- _Task requirements_
Omit every picture, and retype the lines that run from the beginning of the data below through the line containing "from bokeh.resources import INLINE", inclusive.

— BEGIN —

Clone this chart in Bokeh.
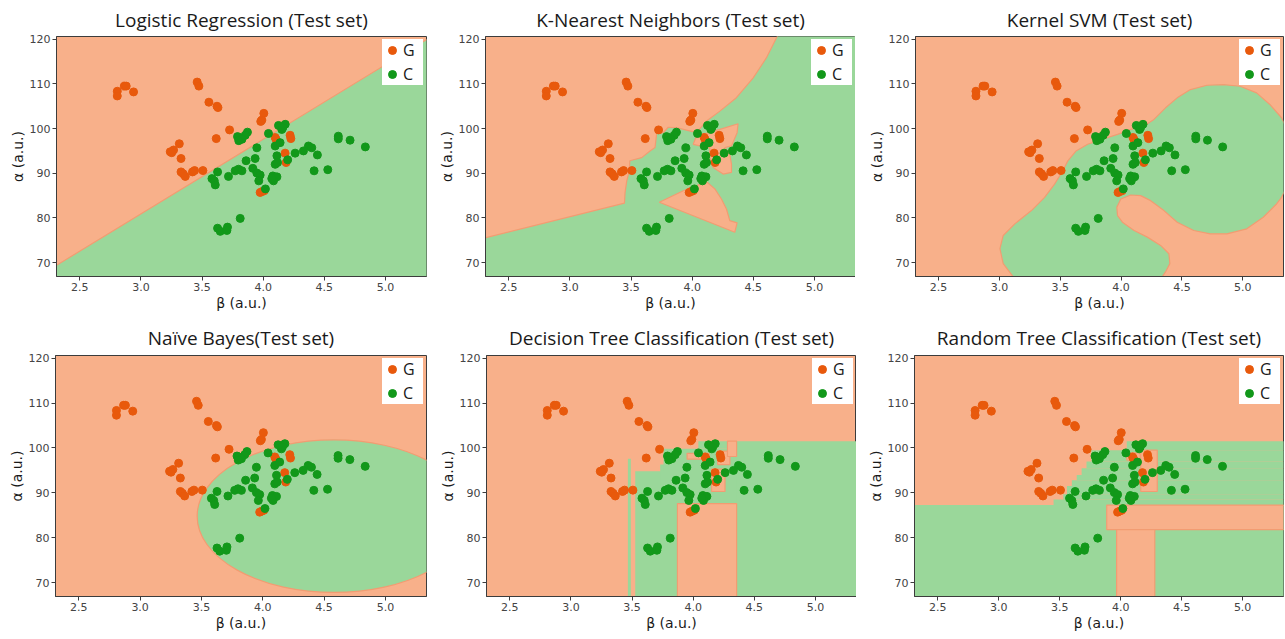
from bokeh.plotting import figure
from bokeh.layouts import row, column
from bokeh.models import FixedTicker, PrintfTickFormatter
from bokeh.embed import file_html
from bokeh.resources import INLINE

# ---------------- data ----------------
titles = ["Logistic Regression (Test set)", "K-Nearest Neighbors (Test set)", "Kernel SVM (Test set)",
          "Naïve Bayes(Test set)", "Decision Tree Classification (Test set)", "Random Tree Classification (Test set)"]
x_ticks = [2.5, 3.0, 3.5, 4.0, 4.5, 5.0]
y_ticks = [70, 80, 90, 100, 110, 120]

g_beta = [2.807, 2.807, 2.865, 2.88, 2.94, 3.46, 3.474, 3.556, 3.622, 3.63, 4.005, 3.989, 3.98,
          3.725, 3.616, 3.314, 3.267, 3.24, 3.252, 3.328, 3.328, 3.345, 3.363, 3.422, 3.439, 3.507,
          4.098, 4.105, 4.22, 4.226, 4.179, 4.187, 3.975, 3.99, 4.008]
g_alpha = [108.35, 107.3, 109.5, 109.5, 108.2, 110.4, 109.5, 105.9, 105.0, 104.7, 103.4, 101.9, 101.6,
           99.7, 97.75, 96.6, 95.2, 94.8, 94.6, 93.3, 90.3, 89.9, 89.3, 90.3, 90.6, 90.6,
           98.0, 97.6, 98.5, 97.75, 94.5, 92.4, 85.7, 85.9, 86.1]

c_beta = [4.125, 4.18, 4.152, 4.16, 4.043, 3.871, 3.853, 3.806, 3.79, 3.826, 3.80, 4.098, 4.138, 3.948,
          4.37, 4.397, 4.329, 4.443, 4.261, 4.614, 4.614, 4.71, 4.835, 4.112, 4.098, 4.117, 4.2, 3.934,
          3.86, 3.915, 3.948, 3.975, 3.964, 4.079, 4.112, 4.084, 4.07, 3.798, 3.771, 3.826, 3.716, 3.627,
          3.581, 3.6, 3.608, 4.018, 3.812, 3.627, 3.649, 3.708, 3.703, 4.416, 4.528]
c_alpha = [100.7, 100.95, 99.8, 100.2, 98.9, 99.2, 98.5, 97.97, 98.2, 97.6, 97.3, 96.1, 96.85, 95.7,
           96.1, 95.7, 95.0, 94.1, 94.5, 98.3, 97.7, 97.4, 95.9, 93.9, 92.0, 92.4, 93.0, 93.3,
           92.8, 91.1, 90.05, 89.6, 88.3, 89.4, 89.2, 88.3, 88.8, 90.9, 90.55, 90.55, 89.3, 90.3,
           88.8, 88.3, 87.4, 86.5, 79.9, 77.7, 77.0, 77.95, 77.2, 90.55, 90.8]

# Logistic regression: green (class C) region polygon
lr_green_x = [2.2, 5.5, 5.5, 2.2]
lr_green_y = [67.56, 122.64, 60.0, 60.0]

# KNN: green region + orange islands
knn_green_x = [2.2, 3.446, 3.451, 3.465, 3.486, 3.49, 3.587, 3.655, 3.696, 3.71, 3.764, 3.804, 3.872,
               4.035, 4.117, 4.226, 4.361, 4.497, 4.606, 4.72, 5.5, 5.5, 2.2]
knn_green_y = [74.8, 83.3, 85.7, 88.3, 90.6, 92.8, 93.5, 95.0, 95.75, 99.0, 99.1, 100.3, 100.2,
               99.1, 101.7, 103.9, 106.9, 111.3, 115.8, 122.0, 122.0, 60.0, 60.0]
knn_isl1_x = [3.731, 3.927, 4.117, 4.185, 4.239, 4.28, 4.307, 4.367, 4.348]
knn_isl1_y = [83.5, 86.1, 88.1, 86.5, 84.25, 82.0, 79.4, 78.9, 76.8]
knn_isl2_x = [4.008, 4.035, 4.226, 4.375, 4.367, 4.321, 4.266, 4.307, 4.321, 4.321, 4.253, 4.171,
              4.144, 4.144, 4.09]
knn_isl2_y = [96.48, 98.34, 99.82, 101.08, 99.08, 96.11, 95.74, 94.26, 92.03, 90.18, 89.81, 91.29,
              93.52, 95.74, 95.96]

# Kernel SVM: green region
svm_green_x = [3.15, 3.031, 3.004, 3.031, 3.126, 3.263, 3.371, 3.453, 3.521, 3.562, 3.630, 3.725,
               3.848, 3.971, 4.080, 4.188, 4.270, 4.365, 4.461, 4.570, 4.706, 4.842, 4.978, 5.114,
               5.223, 5.319, 5.414, 5.414, 5.319, 5.278, 5.169, 5.033, 4.869, 4.733, 4.597, 4.461,
               4.352, 4.243, 4.161, 4.080, 3.998, 3.965, 3.971, 4.011, 4.107, 4.216, 4.325, 4.393,
               4.401, 4.365, 4.311, 4.30, 3.15]
svm_green_y = [65.5, 69.78, 73.12, 76.08, 78.68, 81.65, 84.61, 87.58, 90.55, 92.77, 95.0, 96.48,
               97.6, 98.71, 99.82, 100.56, 102.05, 104.64, 106.87, 108.72, 109.69, 109.84, 109.47,
               107.98, 105.39, 102.42, 97.2, 89.8, 84.61, 83.13, 80.16, 77.57, 76.45, 76.45, 77.2,
               79.05, 81.65, 83.87, 84.99, 85.13, 84.24, 82.39, 80.53, 79.05, 77.2, 75.71, 73.86,
               72.0, 69.78, 67.92, 65.7, 60.0, 60.0]

# Naive Bayes: elliptical green region
nb_center_x = [4.58]
nb_center_y = [84.8]
nb_width = [2.23]
nb_height = [34.0]

# Decision tree: green boxes, orange boxes on top
dt_green_left = [3.466, 3.526, 3.73, 3.757, 4.042, 4.355]
dt_green_right = [3.49, 3.871, 4.36, 4.36, 4.28, 5.5]
dt_green_bottom = [60.0, 60.0, 87.6, 94.8, 99.8, 60.0]
dt_green_top = [97.6, 94.8, 96.3, 99.8, 101.5, 101.5]
dt_orange_left = [3.871, 3.95, 4.2, 4.15, 4.28]
dt_orange_right = [4.355, 4.13, 4.3, 4.26, 4.355]
dt_orange_bottom = [60.0, 97.5, 96.3, 90.3, 98.1]
dt_orange_top = [87.6, 98.8, 99.3, 95.3, 101.5]

# Random forest: green boxes, orange boxes on top
rf_green_left = [2.2, 3.45, 3.53, 3.56, 3.60, 3.64, 3.68, 3.72, 3.76, 4.05]
rf_green_right = [5.5, 5.5, 5.5, 5.5, 5.5, 5.5, 5.5, 5.5, 5.5, 5.5]
rf_green_bottom = [60.0, 87.27, 88.5, 89.7, 91.5, 92.8, 94.0, 95.5, 97.0, 99.5]
rf_green_top = [87.27, 88.5, 89.7, 91.5, 92.8, 94.0, 95.5, 97.0, 99.5, 101.5]
rf_orange_left = [3.886, 3.967, 4.165, 4.05]
rf_orange_right = [5.5, 4.28, 4.30, 4.16]
rf_orange_bottom = [81.8, 60.0, 90.3, 97.3]
rf_orange_top = [87.27, 81.8, 99.5, 98.9]

# ---------------- style ----------------
ORANGE_BG = "#F8B08A"
GREEN_BG = "#9AD79A"
EDGE = "#F29C72"
G_COL = "#E8590C"
C_COL = "#12981A"
X_RANGE = (2.31, 5.335)
Y_RANGE = (66.9, 120.6)


def make_fig(title, width, height, left, right, top, bottom, standoff):
    p = figure(width=width, height=height, x_range=X_RANGE, y_range=Y_RANGE,
               output_backend="svg", toolbar_location=None,
               min_border_left=left, min_border_right=right,
               min_border_top=top, min_border_bottom=bottom)
    p.background_fill_color = ORANGE_BG
    p.border_fill_color = "white"
    p.grid.visible = False
    p.outline_line_color = "#3c3c3c"
    p.outline_line_width = 1
    p.title.text = title
    p.title.align = "center"
    p.title.text_font = "Open Sans"
    p.title.text_font_size = "19px"
    p.title.text_font_style = "normal"
    p.title.text_color = "#1a1a1a"
    p.title.standoff = standoff
    p.xaxis.ticker = FixedTicker(ticks=x_ticks)
    p.xaxis.formatter = PrintfTickFormatter(format="%.1f")
    p.yaxis.ticker = FixedTicker(ticks=y_ticks)
    p.xaxis.axis_label = "β (a.u.)"
    p.yaxis.axis_label = "α (a.u.)"
    for ax in (p.xaxis[0], p.yaxis[0]):
        ax.axis_label_text_font = "DejaVu Sans"
        ax.axis_label_text_font_size = "14px"
        ax.axis_label_text_font_style = "normal"
        ax.axis_label_text_color = "#1a1a1a"
        ax.axis_label_standoff = 1
        ax.major_label_text_font = "DejaVu Sans"
        ax.major_label_text_font_size = "11px"
        ax.major_label_text_color = "#444444"
        ax.major_label_standoff = 2
        ax.major_tick_out = 4
        ax.major_tick_in = 0
        ax.minor_tick_line_color = None
        ax.axis_line_color = "#3c3c3c"
        ax.major_tick_line_color = "#3c3c3c"
    return p


def add_points(p):
    p.scatter(g_beta, g_alpha, size=8, color=G_COL, legend_label="G")
    p.scatter(c_beta, c_alpha, size=8, color=C_COL, legend_label="C")
    lg = p.legend[0]
    lg.location = "top_right"
    lg.margin = 3
    lg.padding = 2
    lg.spacing = 2
    lg.glyph_width = 20
    lg.glyph_height = 20
    lg.label_height = 20
    lg.label_standoff = 1
    lg.label_text_font = "Open Sans"
    lg.label_text_font_size = "16px"
    lg.label_text_color = "#1a1a1a"
    lg.border_line_color = None
    lg.background_fill_color = "white"
    lg.background_fill_alpha = 1.0


TOP_H, BOT_H = 314, 325

# top row
p1 = make_fig(titles[0], 430, TOP_H, 56, 4, 35, 38, 8)
p1.patch(lr_green_x, lr_green_y, fill_color=GREEN_BG, line_color=EDGE, line_width=1.2)
add_points(p1)

p2 = make_fig(titles[1], 425, TOP_H, 55, 0, 35, 38, 8)
p2.patch(knn_green_x, knn_green_y, fill_color=GREEN_BG, line_color=EDGE, line_width=1.2)
p2.patches([knn_isl1_x, knn_isl2_x], [knn_isl1_y, knn_isl2_y], fill_color=ORANGE_BG,
           line_color=EDGE, line_width=1.2)
add_points(p2)

p3 = make_fig(titles[2], 430, TOP_H, 60, 2, 35, 38, 8)
p3.patch(svm_green_x, svm_green_y, fill_color=GREEN_BG, line_color=EDGE, line_width=1.2)
add_points(p3)

# bottom row
p4 = make_fig(titles[3], 430, BOT_H, 55, 4, 41, 43, 10)
p4.ellipse(x=nb_center_x, y=nb_center_y, width=nb_width, height=nb_height,
           fill_color=GREEN_BG, line_color=EDGE, line_width=1.2)
add_points(p4)

p5 = make_fig(titles[4], 426, BOT_H, 56, 0, 41, 43, 10)
p5.quad(left=dt_green_left, right=dt_green_right, bottom=dt_green_bottom, top=dt_green_top,
        fill_color=GREEN_BG, line_color=None)
p5.quad(left=dt_orange_left, right=dt_orange_right, bottom=dt_orange_bottom, top=dt_orange_top,
        fill_color=ORANGE_BG, line_color=EDGE, line_width=1.2)
add_points(p5)

p6 = make_fig(titles[5], 429, BOT_H, 58, 2, 41, 43, 10)
p6.quad(left=rf_green_left, right=rf_green_right, bottom=rf_green_bottom, top=rf_green_top,
        fill_color=GREEN_BG, line_color=None)
p6.quad(left=rf_orange_left, right=rf_orange_right, bottom=rf_orange_bottom, top=rf_orange_top,
        fill_color=ORANGE_BG, line_color=EDGE, line_width=1.2)
add_points(p6)

layout = column(row(p1, p2, p3), row(p4, p5, p6))
open("out.html", "w").write(file_html(layout, INLINE))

— END —

- _Worked solution_
Clone this chart in Bokeh.
from bokeh.plotting import figure
from bokeh.layouts import row, column
from bokeh.models import FixedTicker, PrintfTickFormatter
from bokeh.embed import file_html
from bokeh.resources import INLINE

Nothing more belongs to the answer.